Abraham, Isaac, and Jacob were Shem’s direct descendants, while Japheth’s descendants spread through Greece and Turkey and eventually into Europe – becoming the Gentile nations. Noah’s blessing over Japheth was enlargement and expansion. There are many interpretations of Noah’s blessing over Shem. Some say it was Shem’s idea to cover his father’s shame, which is why his blessing is connected to the Lord – Noah saw something spiritual in Shem. Some Rabbis teach that the Tallit – the Jewish prayer covering – has its origin in Shem’s covering of his father’s nakedness. A medieval Jewish commentator – Rashi – taught that the second temple was built by a descendant of Japheth – the Gentile, Cyrus – and the “Shechinah” holy presence of God did not dwell in it but only dwelled in the first temple built by Solomon, a descendant of Shem. Rashi also notes that Esau was a man of the field, and Jacob was a simple man who dwelled in tents – a reference, according to Rashi – to the spiritual tents of Shem.
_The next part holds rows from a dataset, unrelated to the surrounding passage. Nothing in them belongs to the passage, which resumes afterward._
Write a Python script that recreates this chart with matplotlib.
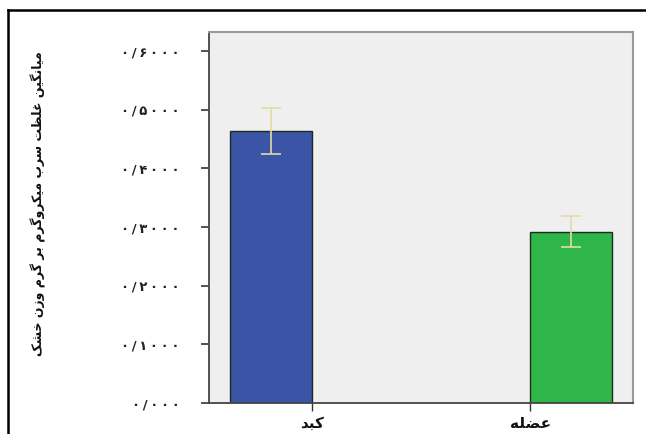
import matplotlib
matplotlib.use("Agg")
import matplotlib.pyplot as plt
from matplotlib.lines import Line2D

# ---------------- data ----------------
categories = ["کبد", "عضله"]
means = [0.4636, 0.2915]
err_low = [0.424, 0.266]
err_high = [0.503, 0.319]
yticks = [0.0, 0.1, 0.2, 0.3, 0.4, 0.5, 0.6]
ytick_labels = ["۰/۰۰۰", "۰/۱۰۰۰", "۰/۲۰۰۰", "۰/۳۰۰۰", "۰/۴۰۰۰", "۰/۵۰۰۰", "۰/۶۰۰۰"]
ylabel = "میانگین غلظت سرب میکروگرم بر گرم وزن خشک"
bar_colors = ["#3a55a6", "#2fb64a"]

# ---------------- simple Persian shaping ----------------
FORMS = {  # isolated, final, initial, medial
    "ا": ("\uFE8D", "\uFE8E", None, None),
    "ب": ("\uFE8F", "\uFE90", "\uFE91", "\uFE92"),
    "ت": ("\uFE95", "\uFE96", "\uFE97", "\uFE98"),
    "خ": ("\uFEA5", "\uFEA6", "\uFEA7", "\uFEA8"),
    "د": ("\uFEA9", "\uFEAA", None, None),
    "ر": ("\uFEAD", "\uFEAE", None, None),
    "ز": ("\uFEAF", "\uFEB0", None, None),
    "س": ("\uFEB1", "\uFEB2", "\uFEB3", "\uFEB4"),
    "ش": ("\uFEB5", "\uFEB6", "\uFEB7", "\uFEB8"),
    "ض": ("\uFEBD", "\uFEBE", "\uFEBF", "\uFEC0"),
    "ظ": ("\uFEC5", "\uFEC6", "\uFEC7", "\uFEC8"),
    "ع": ("\uFEC9", "\uFECA", "\uFECB", "\uFECC"),
    "غ": ("\uFECD", "\uFECE", "\uFECF", "\uFED0"),
    "ل": ("\uFEDD", "\uFEDE", "\uFEDF", "\uFEE0"),
    "م": ("\uFEE1", "\uFEE2", "\uFEE3", "\uFEE4"),
    "ن": ("\uFEE5", "\uFEE6", "\uFEE7", "\uFEE8"),
    "ه": ("\uFEE9", "\uFEEA", "\uFEEB", "\uFEEC"),
    "و": ("\uFEED", "\uFEEE", None, None),
    "ک": ("\uFB8E", "\uFB8F", "\uFB90", "\uFB91"),
    "گ": ("\uFB92", "\uFB93", "\uFB94", "\uFB95"),
    "ی": ("\uFBFC", "\uFBFD", "\uFBFE", "\uFBFF"),
}


def shape(text):
    out = []
    n = len(text)
    for i, ch in enumerate(text):
        if ch not in FORMS:
            out.append(ch)
            continue
        prev = text[i - 1] if i > 0 else None
        nxt = text[i + 1] if i < n - 1 else None
        join_prev = prev in FORMS and FORMS[prev][2] is not None
        join_next = nxt in FORMS and FORMS[ch][2] is not None
        iso, fin, ini, med = FORMS[ch]
        if join_prev and join_next:
            out.append(med)
        elif join_prev:
            out.append(fin)
        elif join_next:
            out.append(ini)
        else:
            out.append(iso)
    return "".join(out)[::-1]


def spaced(label):
    return "\u2009".join(label)


plt.rcParams["font.family"] = ["DejaVu Sans"]

W, H = 646, 434
fig = plt.figure(figsize=(W / 100, H / 100), dpi=100)
left, right, top, bottom = 209, 633, 32, 403
ax = fig.add_axes([left / W, 1 - bottom / H, (right - left) / W, (bottom - top) / H])
ax.set_facecolor("#efefef")

x = [0, 1]
width = 0.273
ax.bar(x, means, width=width, color=bar_colors, edgecolor="#1e2a1e", linewidth=1.0, zorder=2)
yerr = [[m - lo for m, lo in zip(means, err_low)], [hi - m for m, hi in zip(means, err_high)]]
ax.errorbar(x, means, yerr=yerr, fmt="none", ecolor="#e2dba6", elinewidth=1.2,
            capsize=7, capthick=1.2, zorder=3)

ax.set_xlim(-0.206, 1.205)
ax.set_ylim(0, 0.6325)

ax.set_yticks(yticks)
ax.set_yticklabels([spaced(t) for t in ytick_labels], fontsize=9.5, fontweight="bold", color="#222222")
ax.tick_params(axis="y", length=6, width=1.2, color="#333333", pad=15)

ax.set_xticks([0 + width / 2, 1 - width / 2])
ax.set_xticklabels([shape(c) for c in categories], fontsize=11, fontweight="bold", color="#111111")
ax.tick_params(axis="x", length=6, width=1.0, color="#333333", pad=3)

for s in ["left", "bottom"]:
    ax.spines[s].set_color("#444444")
    ax.spines[s].set_linewidth(1.3)
for s in ["top", "right"]:
    ax.spines[s].set_color("#9a9a9a")
    ax.spines[s].set_linewidth(1.5)

fig.text(38 / W, 1 - 204 / H, shape(ylabel), rotation=90, ha="center", va="center",
         fontsize=9, fontweight="bold", color="#111111")

# outer frame (top and left edges)
fig.add_artist(Line2D([8 / W, 1.0], [1 - 10 / H, 1 - 10 / H], color="black", linewidth=1.8,
                      transform=fig.transFigure))
fig.add_artist(Line2D([8 / W, 8 / W], [0, 1 - 10 / H], color="black", linewidth=1.8,
                      transform=fig.transFigure))

fig.savefig("out.png", dpi=100)
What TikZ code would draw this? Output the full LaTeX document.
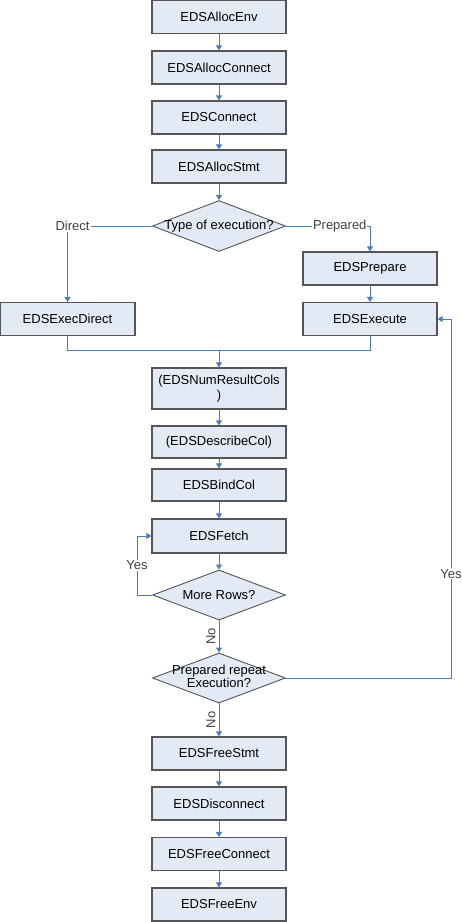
\documentclass[tikz,border=0pt]{standalone}
\usepackage{fontspec}
\setmainfont{Liberation Sans}
\usetikzlibrary{shapes.geometric,arrows.meta}
\definecolor{boxfill}{HTML}{E4EAF5}
\definecolor{boxline}{HTML}{555555}
\definecolor{arrowc}{HTML}{4A7EBB}
\tikzset{
  box/.style={draw=boxline,fill=boxfill,line width=1.1pt,minimum width=134pt,minimum height=33pt,inner sep=0pt,font=\fontsize{13}{15}\selectfont,align=center},
  dec/.style={draw=boxline,fill=boxfill,line width=0.9pt,shape=diamond,aspect=2.6,minimum width=133pt,minimum height=51pt,inner sep=0pt,font=\fontsize{13}{15}\selectfont},
  conn/.style={draw=arrowc,line width=1pt},
  arr/.style={conn,-{Triangle[length=5pt,width=6pt]}},
  lbl/.style={font=\fontsize{13}{15}\selectfont,fill=white,inner sep=1pt,text=black!75},
  nolbl/.style={font=\fontsize{13}{15}\selectfont,inner sep=3pt,text=black!75,rotate=90,anchor=south},
}
\begin{document}
\begin{tikzpicture}[x=1pt,y=-1pt]
\useasboundingbox (0,0) rectangle (462,922);
\node[box] (env) at (219,17) {EDSAllocEnv};
\node[box] (acon) at (219,67.5) {EDSAllocConnect};
\node[box] (con) at (219,117.5) {EDSConnect};
\node[box] (astmt) at (219,166.5) {EDSAllocStmt};
\node[dec] (type) at (219,226) {\makebox[0pt]{Type of execution?}};
\node[box,minimum width=135pt] (direct) at (67.5,319) {EDSExecDirect};
\node[box] (prep) at (370,268.5) {EDSPrepare};
\node[box] (exec) at (370,319) {EDSExecute};
\coordinate (merge) at (219,350);
\node[box,minimum height=41pt] (num) at (219,388.5) {(EDSNumResultCols\\)};
\node[box,minimum height=32pt] (desc) at (219,442) {(EDSDescribeCol)};
\node[box,minimum height=32pt] (bind) at (219,485) {EDSBindCol};
\node[box,minimum height=34pt] (fetch) at (219,536) {EDSFetch};
\node[dec,minimum height=50pt] (more) at (219,595) {\makebox[0pt]{More Rows?}};
\node[dec,minimum height=50pt] (rep) at (219,678) {\makebox[0pt]{\begin{tabular}{@{}c@{}}Prepared repeat\\[-2pt]Execution?\end{tabular}}};
\node[box] (fstmt) at (219,753.5) {EDSFreeStmt};
\node[box] (disc) at (219,803.5) {EDSDisconnect};
\node[box] (fcon) at (219,854) {EDSFreeConnect};
\node[box] (fenv) at (219,904.5) {EDSFreeEnv};

\draw[arr] (env) -- (acon);
\draw[arr] (acon) -- (con);
\draw[arr] (con) -- (astmt);
\draw[arr] (astmt) -- (type);
\draw[arr] (type.west) -| node[lbl,pos=0.47] {Direct} (direct.north);
\draw[arr] (type.east) -| node[lbl,pos=0.32] {Prepared} (prep.north);
\draw[arr] (prep) -- (exec);
\draw[conn] (direct.south) |- (merge);
\draw[conn] (exec.south) |- (merge);
\draw[arr] (merge) -- (num);
\draw[arr] (num) -- (desc);
\draw[arr] (desc) -- (bind);
\draw[arr] (bind) -- (fetch);
\draw[arr] (fetch) -- (more);
\coordinate (ly) at (137,595);
\draw[arr] (more.west) -- (ly) -- node[lbl,pos=0.5] {Yes} (ly |- fetch.west) -- (fetch.west);
\draw[arr] (more) -- node[nolbl,pos=0.5] {No} (rep);
\coordinate (ry) at (451,678);
\draw[arr] (rep.east) -- (ry) -- node[lbl,pos=0.29] {Yes} (ry |- exec.east) -- (exec.east);
\draw[arr] (rep) -- node[nolbl,pos=0.5] {No} (fstmt);
\draw[arr] (fstmt) -- (disc);
\draw[arr] (disc) -- (fcon);
\draw[arr] (fcon) -- (fenv);
\end{tikzpicture}
\end{document}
The paradox of the two separate blessings pronounced on Shem and Japheth is that the expanding Gentile nations descendant from Japheth would only find their spirituality under the covering of the Jewish tents of Shem. And here is the heart of the paradox: For the expanding Japheth to enter the tents of Shem, Japheth must become small.
Could it be that Christianity’s decline is due to the fact that instead of humbly coming under the tents of Shem – becoming small – and honoring the Jewish founders of its faith, it has instead, over the centuries, expanded without seeing the paradox in Noah’s blessing – Its expansion is based on its contraction. Christianity must become small to become great, and without a Jewish foundation it will eventually implode. The New Testament makes this clear: “You (Christians from the nations) do not support the (Jewish) root, but the root supports you.”
Throughout the ages, God always seems to work best with a small remnant. The swift decline of Christianity in the Western world may not be a tragedy but a blessing – a catalyst that will lead a remnant of Christians back to the early beginnings of Christianity before it broke away from the Jewish rudiments of the faith. A reminder that Christianity cannot survive without the nourishing sap of the olive tree, Israel. For Christianity to survive, it must humble itself and realize it only expands by becoming small – small and humble enough to enter the tents of Shem. A grandiose and prideful Christianity could never see this.
There has always been a remnant of righteous Japheth Gentiles from the nations who have attached themselves to Shem’s Jewish descendants and come under their tents. Righteous Gentiles from the nations involved in Jewish-Christian relations understand the necessity of this. A prophecy in Zechariah 8:23 seems to affirm the blessing of Noah and that a future remnant of Japheth’s descendants will dwell under the tents of Shem.
Amazingly, the word for robe or fringe of a robe in this passage in Zechariah is the Hebrew word for the edges of the Tallit (the prayer covering) known as the Tzitzit (the tassels or fringes of the covering). The Tzitzit reminded the Israelites who God was, the commandments He gave them, and what He called them to be and do. The hope of those committed to Jewish-Christian relations long for the day when this prophecy comes into its fullness:
“Thus says the Lord of hosts: In those days ten men from the nations of every tongue shall take hold of the robe (Kn’af: Tassels of a Tallit, corner, Tzizit) of a Jew, saying, ‘Let us go with you, for we have heard that God is with you’” (Zechariah 8:23).